For those who still haven’t filled out their ballots, Salt Lake County also sent out their own push on Saturday for voters—and it served as more of a warning.
The slew of rallies on Saturday included a gathering in Orem to support Republican presidential nominee Donald Trump.
“This is the last yard of the Super Bowl: We got to get it to win,” said Don Peay, the statewide volunteer coordinator for the Trump campaign in Utah.
Supporters for one of the other presidential candidates, Independent Evan McMullin, gathered at the State Capitol building.
“It`s push time now," event attendee Theresa Valdivia said. "We've got a few more days until the election."
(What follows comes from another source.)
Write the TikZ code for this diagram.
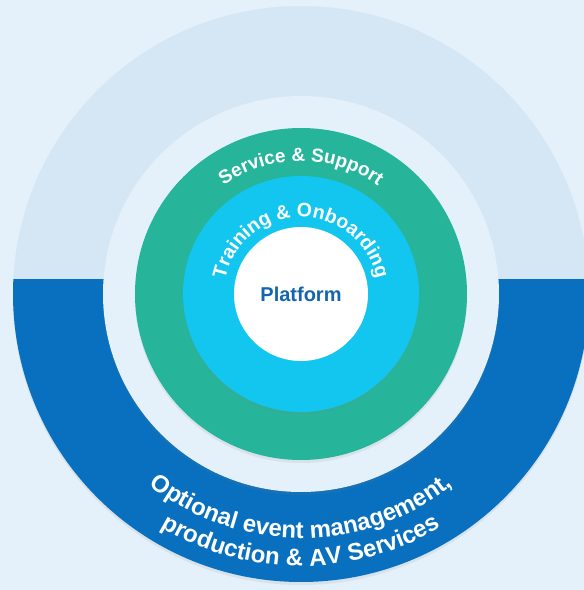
\documentclass[tikz,border=0pt]{standalone}
\usepackage{fontspec}
\setmainfont{Liberation Sans}
\usetikzlibrary{positioning,decorations.text,shadows}
\definecolor{bgblue}{HTML}{E4F0FA}
\definecolor{paleblue}{HTML}{D5E7F5}
\definecolor{deepblue}{HTML}{0870BF}
\definecolor{ringgreen}{HTML}{26B59B}
\definecolor{ringcyan}{HTML}{13C6F0}
\definecolor{textblue}{HTML}{1564B0}
\tikzset{
	disc/.style={circle, inner sep=0pt, minimum size=#1},
	softshadow/.style={drop shadow={opacity=0.12, shadow xshift=0pt, shadow yshift=-3pt}},
	ringtext/.style={decorate, decoration={text along path, text align=center, text={#1}}}
}

\begin{document}
\begin{tikzpicture}[x=1pt, y=1pt]
		\fill[bgblue] (0,0) rectangle (584,590);
		\useasboundingbox (0,0) rectangle (584,590);
		\clip (0,0) rectangle (584,590);
		\coordinate (hub) at (301,296);
		\node[disc=576pt, fill=paleblue, softshadow] (events) at (hub) {};
		\begin{scope}
			\clip (0,0) rectangle (584,310);
			\fill[deepblue] (hub) circle[radius=288];
		\end{scope}
		\node[disc=396pt, fill=bgblue, softshadow] (gap) at (hub) {};
		\node[disc=332pt, fill=ringgreen, softshadow] (service) at (hub) {};
		\node[disc=236pt, fill=ringcyan, softshadow] (training) at (hub) {};
		\node[disc=134pt, fill=white, text=textblue, font=\fontsize{20}{20}\selectfont\bfseries] (platform) at (hub) {Platform};
		\path[ringtext={|\fontsize{19}{19}\selectfont\bfseries\color{white}|Service {\&} Support}]
			(hub) ++(170:133) arc[start angle=170, end angle=10, radius=133];
		\path[ringtext={|\fontsize{19.5}{19.5}\selectfont\bfseries\color{white}|Training {\&} Onboarding}]
			(hub) ++(190:77) arc[start angle=190, end angle=-10, radius=77];
		\path[ringtext={|\fontsize{24}{24}\selectfont\bfseries\color{white}|Optional event management{,}}]
			(hub) ++(200:244) arc[start angle=200, end angle=340, radius=244];
		\path[ringtext={|\fontsize{24}{24}\selectfont\bfseries\color{white}|production {\&} AV Services}]
			(hub) ++(200:272) arc[start angle=200, end angle=340, radius=272];
	\end{tikzpicture}
\end{document}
Around the same time, Democratic candidate for Governor Mike Weinholtz stood surrounded by his cheering supporters at his campaign headquarters.
“We're all scrambling, as you can see, on this weekend, to make sure we get everybody out [to vote],” Campaign Manager Bob Kubichek said.
It turned out to be a busy day for that last push, but over at the Salt Lake County building, the elections area stood quiet. A group of employees came in on Saturday to process mail-in ballots.
Early voting ended on Friday, and the polls will stay closed until Election Day.
“It was very slow and poorly attended,” said Salt Lake County Clerk Sherrie Swensen, of early voting.
She said that they currently have under 50 percent of ballots returned.
Depending on how many people still plan to head to the polls on Tuesday, she alluded to the fact that this statistic doesn’t bode well.
“It`s going to create huge lines and inconvenience, and make it hard for the people that really need those vote centers,” she explained.
That’s why she is making this push for voters: Don’t go to the polls, if you don’t have to.
“For people who received a ballot in the mail, we want them to use that ballot and either return it by mail, postage paid, or drop it off at one of our drop boxes,” Swensen urged.
She said voters who mail in ballots need them postmarked by Monday if mailing them through the post office. Otherwise, voters can drop them off on Election Day in one of the 15 drop boxes around the county.